The configuration mentioned on the page http://htmlpurifier.org/live/configdoc/plain.html is generally used like this:

require_once '/path/to/HTMLPurifier.auto.php';

$config = HTMLPurifier_Config::createDefault();
$config->set('URI.Munge', ...);
$purifier = new HTMLPurifier($config);
$clean_html = $purifier->purify($dirty_html);

The URI Filters page is for when you want to write your own, custom filters - not for when you want to use the in-built ones! :)

What you probably want is this:

require_once '/path/to/HTMLPurifier.auto.php';

$config = HTMLPurifier_Config::createDefault();
$config->set('URI.Munge', '/redirect?s=%s');
$purifier = new HTMLPurifier($config);
$clean_html = $purifier->purify($dirty_html);

URI.MungeSecretKey helps by partially preventing the abuse of your redirection end-point as an arbitrary redirector (which is bad because e.g. then malevolent people will embed links like https://good.example.com/redirect?s=https://evil.example.com into emails, so it superficially appears like they're linking to https://good.example.com and their link gets a trust boost - yes, this happens, and yes, it works to some degree (and unfortunately, "some degree" is all it takes for schemes like this to be profitable to someone)).

If you supply e.g.:

require_once '/path/to/HTMLPurifier.auto.php';

$config = HTMLPurifier_Config::createDefault();
$config->set('URI.Munge', '/redirect?s=%s&t=%t');
$config->set('URI.MungeSecretKey', 'foobar');
$purifier = new HTMLPurifier($config);
$clean_html = $purifier->purify($dirty_html);

Then a URL https://friendly.example.com will be turned into (I'm leaving out urlencode() on the URL for legibility):

/redirect?s=https://friendly.example.com&t=41934069b21c4a3892b61194b90fc537970106ebc9fe79961930a0888b22245f

41934069b21c4a3892b61194b90fc537970106ebc9fe79961930a0888b22245f is the result of hash_hmac("sha256", "https://friendly.example.com", "foobar"). Your redirect end-point can check this value by computing hash_hmac("sha256", $_GET['s'], "foobar") and checking it against $_GET['t']. If those two match, the redirect was generated by HTML Purifier.

By itself, this isn't a perfect protection against redirector abuse, but it helps.

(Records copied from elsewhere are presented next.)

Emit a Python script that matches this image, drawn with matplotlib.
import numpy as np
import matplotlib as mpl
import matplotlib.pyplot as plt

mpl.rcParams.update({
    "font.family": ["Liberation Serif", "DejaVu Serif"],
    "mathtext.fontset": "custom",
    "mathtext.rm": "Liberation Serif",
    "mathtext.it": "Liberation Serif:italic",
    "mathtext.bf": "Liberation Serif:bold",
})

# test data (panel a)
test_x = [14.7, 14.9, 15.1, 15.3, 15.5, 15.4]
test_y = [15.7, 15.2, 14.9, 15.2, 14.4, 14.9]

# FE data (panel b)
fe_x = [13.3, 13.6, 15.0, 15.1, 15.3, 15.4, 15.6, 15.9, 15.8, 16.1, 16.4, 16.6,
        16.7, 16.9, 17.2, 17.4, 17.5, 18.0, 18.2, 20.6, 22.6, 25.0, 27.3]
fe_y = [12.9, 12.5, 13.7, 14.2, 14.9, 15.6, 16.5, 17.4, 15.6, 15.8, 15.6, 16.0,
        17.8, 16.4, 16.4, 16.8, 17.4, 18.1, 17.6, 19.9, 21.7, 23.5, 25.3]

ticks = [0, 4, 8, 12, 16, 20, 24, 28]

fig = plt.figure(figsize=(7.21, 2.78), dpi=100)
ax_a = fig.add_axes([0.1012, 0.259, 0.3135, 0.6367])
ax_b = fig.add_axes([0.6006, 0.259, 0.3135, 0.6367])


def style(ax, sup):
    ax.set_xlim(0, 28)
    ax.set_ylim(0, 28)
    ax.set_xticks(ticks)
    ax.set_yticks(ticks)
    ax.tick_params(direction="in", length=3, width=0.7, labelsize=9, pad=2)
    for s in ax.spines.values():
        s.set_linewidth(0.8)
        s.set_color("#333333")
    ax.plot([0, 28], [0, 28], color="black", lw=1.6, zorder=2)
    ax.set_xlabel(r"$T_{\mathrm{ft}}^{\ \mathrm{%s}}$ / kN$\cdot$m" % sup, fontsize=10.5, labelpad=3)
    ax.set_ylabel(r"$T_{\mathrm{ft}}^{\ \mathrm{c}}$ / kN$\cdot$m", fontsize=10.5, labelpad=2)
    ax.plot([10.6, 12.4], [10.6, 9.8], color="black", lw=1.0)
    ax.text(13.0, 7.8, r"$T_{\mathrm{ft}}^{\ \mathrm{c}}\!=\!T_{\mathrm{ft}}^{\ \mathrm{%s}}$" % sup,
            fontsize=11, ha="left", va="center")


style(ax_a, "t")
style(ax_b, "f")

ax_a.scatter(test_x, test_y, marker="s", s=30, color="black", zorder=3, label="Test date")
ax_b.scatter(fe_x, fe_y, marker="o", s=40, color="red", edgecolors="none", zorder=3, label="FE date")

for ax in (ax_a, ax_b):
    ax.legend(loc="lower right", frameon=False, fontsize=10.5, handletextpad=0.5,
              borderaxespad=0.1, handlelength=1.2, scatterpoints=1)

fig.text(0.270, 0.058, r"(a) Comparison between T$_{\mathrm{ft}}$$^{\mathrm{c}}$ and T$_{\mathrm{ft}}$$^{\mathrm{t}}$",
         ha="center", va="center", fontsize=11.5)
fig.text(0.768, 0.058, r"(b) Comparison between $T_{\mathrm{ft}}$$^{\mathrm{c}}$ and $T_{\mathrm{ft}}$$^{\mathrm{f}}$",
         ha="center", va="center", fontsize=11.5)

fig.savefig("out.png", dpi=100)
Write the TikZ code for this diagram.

The shortfalls are described in the documentation of URI.MungeSecretKey:

Please note that it would still be possible for an attacker to procure secure hashes en-mass by abusing your website's Preview feature or the like, but this service affords an additional level of protection that should be combined with website blacklisting.

Does that help?